South African labour laws are designed to protect your pregnant or breastfeeding employees. As an employer, your duty is to comply with these laws.

How does the law protect pregnant and breastfeeding employees?

Legal obligation #1

In terms of the Occupational Health and Safety Act (OHSA), you're required to provide and maintain a work environment that's safe and without risk to the health of all your employees, this includes risks to the reproductive health of employees.

Legal obligation #2

Whilst pregnancy isn't an illness or injury, you need to protect your pregnant employees.

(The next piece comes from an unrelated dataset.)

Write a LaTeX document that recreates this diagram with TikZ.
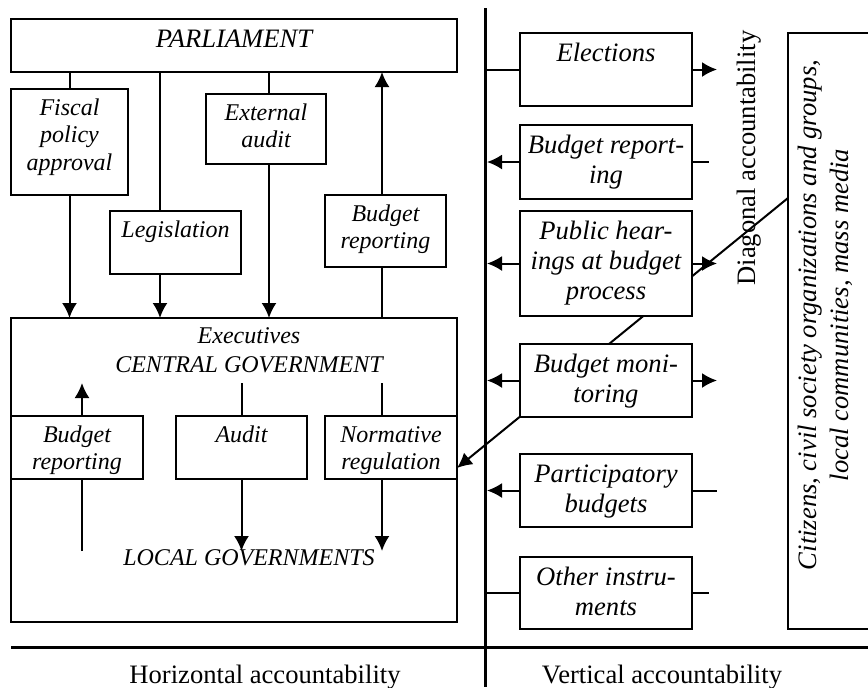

It's for this reason that the Basic Conditions of Employment Act (BCEA) prohibits pregnant and breastfeeding employees from doing work hazardous to themselves or their unborn children, says the Labour Law for Managers Loose Leaf Service.

Legal obligation #3

The Code of Good Practice on the Protection of Employees During Pregnancy and After the Birth of a Child requires you to provide employees with protection against potential hazards in their work environment during pregnancy, after the birth of their children and while breastfeeding.

So how do you protect the health of pregnant or breastfeeding employees

You mustn't allow your pregnant or breastfeeding employee to perform work hazardous to her health or the health of her child. This means you must assess and control the risks to the health of the mother and her unborn child.

Remember, 'companies that manage work and family issues well and don't discriminate against pregnant and breastfeeding employees will be assisted in attracting and retaining the best talent, whilst enabling their female staff to fully contribute to the best of their ability,' says the Leaf Service.

So make sure you protect your pregnant or breastfeeding employees by complying with these laws.